Supplied material:
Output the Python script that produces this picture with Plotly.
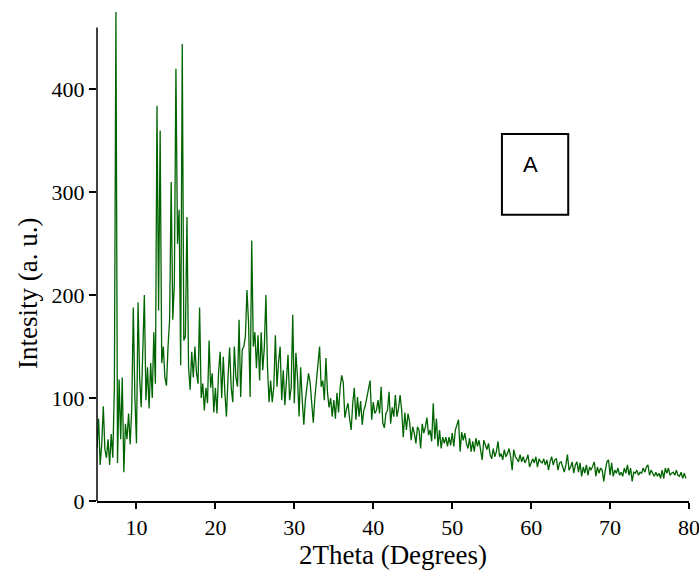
import numpy as np
import plotly.graph_objects as go

STEP = 0.2  # 2theta sampling step (degrees)

# Intensity segments (a.u.)
seg1_start = 5.0
seg1 = [52, 80, 35, 55, 92, 50, 42, 60, 35, 65,
        42, 110, 475, 37, 118, 60, 120, 28, 75, 60,
        85, 55, 90, 188, 100, 56, 193, 120, 91, 140,
        200, 98, 130, 90, 134, 100, 164, 114, 384, 185,
        360, 134, 150, 120, 112, 150, 176, 310, 176, 211,
        420, 250, 283, 132, 444, 156, 160, 276, 130, 108,
        145, 120, 150, 125, 114, 188, 100, 114, 88, 110,
        95, 156, 110, 124, 86]

seg2_start = 20.0
seg2 = [110, 85, 125, 145, 100, 140, 105, 82, 120, 149,
        110, 96, 150, 120, 111, 176, 101, 147, 150, 160,
        205, 173, 101, 253, 150, 164, 129, 161, 117, 164,
        127, 150, 200, 130, 96, 117, 96, 111, 161, 111,
        135, 150, 98, 127, 93, 120, 142, 98, 110, 181,
        95, 144, 120, 82, 130, 98, 74, 98, 110, 124,
        115, 91, 76, 100, 117, 140, 150, 111, 117, 98,
        139, 105, 91]

seg3_start = 34.6
seg3 = [100, 82, 98, 80, 105, 86, 110, 122, 115, 81,
        89, 95, 80, 69, 95, 110, 79, 101, 82, 97,
        74, 88, 93, 101, 106, 117, 79, 96, 85, 88,
        98, 85, 111, 76, 71, 85, 88, 106, 75, 91,
        82, 103, 82, 90, 103, 88, 62, 86, 69, 85,
        77, 59, 72, 66, 56, 72, 69, 51, 75, 66,
        72, 81, 64, 69, 58, 95, 60, 80, 53, 69,
        51, 62, 56, 62, 53, 62, 54, 66, 53, 69,
        74, 79, 48]

seg4_start = 51.2
seg4 = [67, 59, 66, 56, 51, 61, 48, 58, 48, 61,
        53, 59, 48, 40, 59, 54, 50, 56, 45, 41,
        51, 43, 48, 58, 43, 46, 40, 50, 43, 46,
        51, 43, 30, 50, 43, 41, 38, 45, 38, 43,
        37, 40, 45, 33, 38, 41, 37, 43, 33, 41,
        38, 37, 41, 35, 40, 30, 38, 43, 35, 40,
        41, 30, 37, 38, 33, 28, 35, 45, 30, 33,
        38, 27, 35, 38, 28]

seg5_start = 66.2
seg5 = [37, 24, 33, 27, 35, 25, 33, 30, 35, 38,
        24, 33, 27, 32, 30, 19, 30, 38, 40, 25,
        37, 24, 30, 27, 32, 25, 28, 24, 32, 27,
        35, 25, 32, 19, 28, 27, 30, 25, 28, 27,
        32, 28, 33, 35, 25, 30, 27, 24, 28, 24,
        27, 22, 30, 22, 32, 27, 32, 25, 27, 28,
        25, 30, 25, 24, 28, 22, 27, 22]

x_ticks = [10, 20, 30, 40, 50, 60, 70, 80]
y_ticks = [0, 100, 200, 300, 400]
x_title = "2Theta (Degrees)"
y_title = "Intesity (a. u.)"
label = "A"

two_theta = []
intensity = []
for start, vals in [(seg1_start, seg1), (seg2_start, seg2), (seg3_start, seg3),
                    (seg4_start, seg4), (seg5_start, seg5)]:
    two_theta += [round(start + STEP * i, 2) for i in range(len(vals))]
    intensity += vals

fig = go.Figure()
fig.add_trace(go.Scatter(x=two_theta, y=intensity, mode="lines",
                         line=dict(color="#006400", width=1.3),
                         showlegend=False, hoverinfo="x+y"))

serif = "Liberation Serif, Times New Roman, serif"
fig.update_layout(
    width=699, height=571,
    margin=dict(l=97, r=10, t=10, b=70, autoexpand=False),
    paper_bgcolor="white", plot_bgcolor="white",
    xaxis=dict(range=[5, 80], tickvals=x_ticks, ticks="outside", ticklen=6,
               tickwidth=1.5, tickcolor="black", showline=True, linecolor="black",
               linewidth=1.5, showgrid=False, zeroline=False,
               ticklabeloverflow="allow", automargin=False,
               tickfont=dict(family=serif, size=22, color="black"),
               title=dict(text=x_title, font=dict(family=serif, size=27, color="black"),
                          standoff=4)),
    yaxis=dict(range=[0, 477], tickvals=y_ticks, ticks="outside", ticklen=7,
               tickwidth=1.5, tickcolor="black", showline=False,
               showgrid=False, zeroline=False, automargin=False,
               tickfont=dict(family=serif, size=22, color="black")),
)

# y axis title, centred where the reference has it
fig.add_annotation(xref="paper", yref="paper", x=-0.1166, y=0.4236, text=y_title,
                   textangle=-90, showarrow=False, xanchor="center", yanchor="middle",
                   font=dict(family=serif, size=27, color="black"))

# y axis line (stops at 460, as in the reference)
fig.add_shape(type="line", xref="paper", yref="y", x0=0, x1=0, y0=0, y1=460,
              line=dict(color="black", width=1.5))

# label box
fig.add_shape(type="rect", xref="x", yref="y", x0=56.3, x1=64.7, y0=278, y1=356.5,
              line=dict(color="black", width=2), fillcolor="rgba(0,0,0,0)")
fig.add_annotation(x=59.9, y=327, xref="x", yref="y", text=label, showarrow=False,
                   font=dict(family="Liberation Sans, Arial, sans-serif", size=22, color="black"))

fig.write_html("out.html")
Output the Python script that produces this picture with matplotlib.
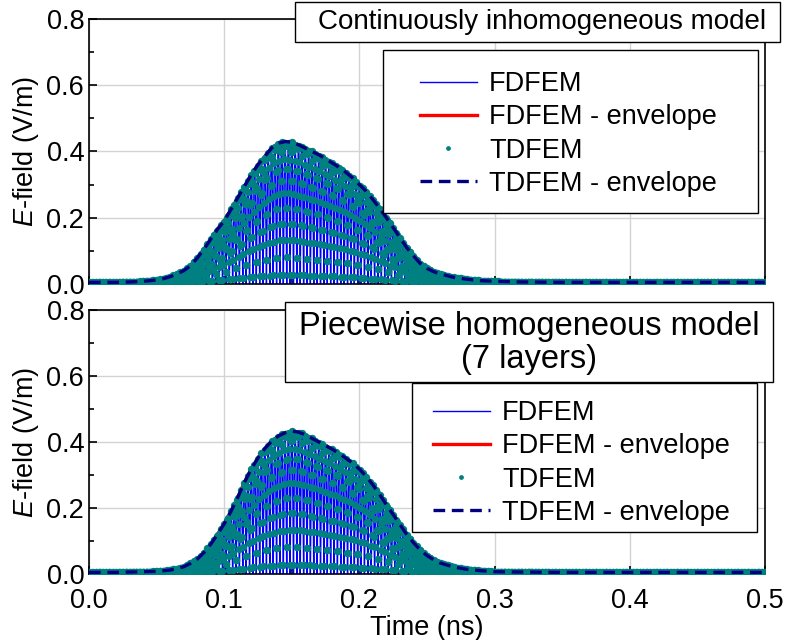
import numpy as np
import matplotlib
matplotlib.use("Agg")
import matplotlib.pyplot as plt
from matplotlib.patches import Rectangle

plt.rcParams['font.family'] = ['Liberation Sans', 'DejaVu Sans']
plt.rcParams['font.size'] = 19.5
plt.rcParams['mathtext.fontset'] = 'custom'
plt.rcParams['mathtext.it'] = 'Liberation Sans:italic'
plt.rcParams['mathtext.rm'] = 'Liberation Sans'

# envelope (time in ns, field in V/m)
t_env = [0.00, 0.01, 0.02, 0.03, 0.04, 0.05, 0.055, 0.06, 0.065, 0.07, 0.075,
         0.08, 0.085, 0.09, 0.095, 0.10, 0.105, 0.11, 0.115, 0.12, 0.125,
         0.13, 0.135, 0.14, 0.145, 0.15, 0.155, 0.16, 0.165, 0.17, 0.175,
         0.18, 0.185, 0.19, 0.195, 0.20, 0.205, 0.21, 0.215, 0.22, 0.225,
         0.23, 0.235, 0.24, 0.245, 0.25, 0.255, 0.26, 0.27, 0.28, 0.29,
         0.30, 0.32, 0.35, 0.40, 0.45, 0.50]

env_top = [0.005, 0.005, 0.005, 0.006, 0.008, 0.012, 0.016, 0.022, 0.030, 0.040, 0.055,
           0.078, 0.105, 0.135, 0.165, 0.190, 0.225, 0.260, 0.295, 0.330, 0.360,
           0.385, 0.410, 0.425, 0.430, 0.428, 0.420, 0.410, 0.400, 0.390, 0.378,
           0.365, 0.352, 0.337, 0.320, 0.300, 0.280, 0.255, 0.228, 0.200, 0.170,
           0.140, 0.110, 0.085, 0.062, 0.047, 0.037, 0.030, 0.020, 0.014, 0.010,
           0.008, 0.006, 0.005, 0.005, 0.005, 0.005]

env_bot = [0.005, 0.005, 0.005, 0.006, 0.007, 0.008, 0.010, 0.012, 0.016, 0.022, 0.032,
           0.045, 0.065, 0.090, 0.120, 0.152, 0.190, 0.232, 0.278, 0.318, 0.352,
           0.380, 0.402, 0.418, 0.428, 0.433, 0.430, 0.422, 0.411, 0.400, 0.389,
           0.378, 0.365, 0.351, 0.336, 0.318, 0.296, 0.270, 0.241, 0.210, 0.180,
           0.150, 0.120, 0.095, 0.073, 0.056, 0.043, 0.033, 0.021, 0.014, 0.010,
           0.007, 0.006, 0.005, 0.005, 0.005, 0.005]

f_carrier = 200.0   # GHz
dt_fd = 0.00005     # ns, FDFEM time step
dt_td = 0.0003      # ns, TDFEM sampling

titles = ["Continuously inhomogeneous model", "Piecewise homogeneous model\n(7 layers)"]
labels = ["FDFEM", "FDFEM - envelope", "TDFEM", "TDFEM - envelope"]

W, H = 785, 640


def px_rect(x0, y0, x1, y1, z):
    return Rectangle((x0 / W, 1 - y1 / H), (x1 - x0) / W, (y1 - y0) / H,
                     transform=fig.transFigure, fc='white', ec='black', lw=1.0, zorder=z)


fig = plt.figure(figsize=(7.85, 6.4), dpi=100)
ax_top = fig.add_axes([0.1134, 0.5563, 0.861, 0.414])
ax_bot = fig.add_axes([0.1134, 0.1031, 0.861, 0.4125])

t_fd = np.arange(0, 0.5 + dt_fd, dt_fd)
t_td = np.arange(0, 0.5 + dt_td, dt_td)

for ax, env in [(ax_top, env_top), (ax_bot, env_bot)]:
    e_fd = np.interp(t_fd, t_env, env) * np.abs(np.cos(2 * np.pi * f_carrier * t_fd))
    e_td = np.interp(t_td, t_env, env) * np.abs(np.cos(2 * np.pi * f_carrier * t_td))
    ax.plot(t_fd, e_fd, color='#0000ff', lw=1.0, label=labels[0], zorder=2)
    ax.plot(t_env, env, color='#ff0000', lw=2.4, label=labels[1], zorder=3)
    ax.plot(t_td, e_td, 'o', color='#008080', ms=5.3, mew=0, label=labels[2], zorder=4)
    ax.plot(t_env, env, color='#000080', lw=2.4, ls=(0, (3.5, 2)), label=labels[3], zorder=5)

    ax.set_xlim(0, 0.5)
    ax.set_ylim(0, 0.8)
    ax.set_xticks(np.arange(0, 0.51, 0.1))
    ax.set_xticks(np.arange(0, 0.51, 0.05), minor=True)
    ax.set_yticks(np.arange(0, 0.81, 0.2))
    ax.set_yticks(np.arange(0, 0.81, 0.1), minor=True)
    ax.xaxis.set_major_formatter(matplotlib.ticker.FormatStrFormatter('%.1f'))
    ax.yaxis.set_major_formatter(matplotlib.ticker.FormatStrFormatter('%.1f'))
    ax.tick_params(which='major', direction='in', length=6, width=1.2)
    ax.tick_params(which='minor', direction='in', length=3.5, width=1.2)
    ax.tick_params(axis='x', pad=10)
    ax.grid(True, which='major', color='#d3d3d3', lw=1.0)
    ax.set_axisbelow(True)
    for s in ax.spines.values():
        s.set_linewidth(1.2)
    ax.set_ylabel(r'$\it{E}$-field (V/m)', labelpad=4)

ax_top.tick_params(labelbottom=False)
ax_bot.set_xlabel('Time (ns)', labelpad=1)

# boxes behind the legends and the model titles
fig.add_artist(px_rect(383, 50, 758, 213, 5))
fig.add_artist(px_rect(412, 383, 757, 532, 5))
fig.add_artist(px_rect(295, 2, 780, 42, 5))
fig.add_artist(px_rect(285, 302, 773, 382, 5))

handles, _ = ax_top.get_legend_handles_labels()
leg_kw = dict(loc='upper left', bbox_transform=fig.transFigure, borderaxespad=0,
              borderpad=0, frameon=False, handlelength=2.1, handletextpad=0.45,
              labelspacing=0.27, markerscale=0.65)
leg1 = fig.legend(handles, labels, bbox_to_anchor=(420 / W, 1 - 71 / H), **leg_kw)
leg2 = fig.legend(handles, labels, bbox_to_anchor=(433 / W, 1 - 400 / H), **leg_kw)
leg1.set_zorder(6)
leg2.set_zorder(6)

fig.text(542 / W, 1 - 22 / H, titles[0], ha='center', va='center', fontsize=20, zorder=7)
fig.text(529 / W, 1 - 343 / H, titles[1], ha='center', va='center', fontsize=23.5,
         multialignment='center', linespacing=1.05, zorder=7)

fig.savefig('out.png', dpi=100)
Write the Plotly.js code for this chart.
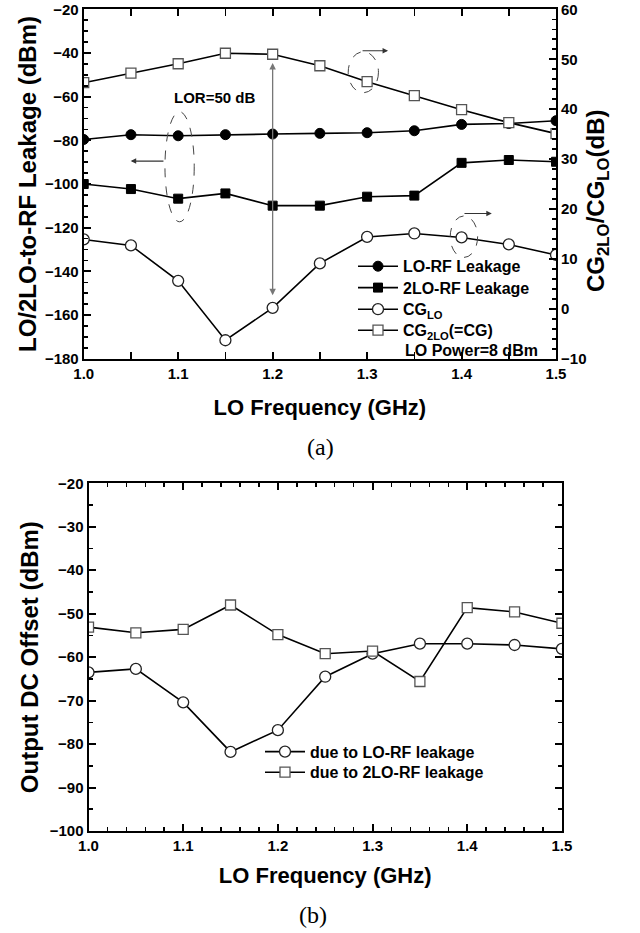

Given task:
From the entries above, return each line with the word "script" in it.

Expected answer:
Output the Python script that produces this picture with Plotly.
Output the Python script that produces this picture with matplotlib.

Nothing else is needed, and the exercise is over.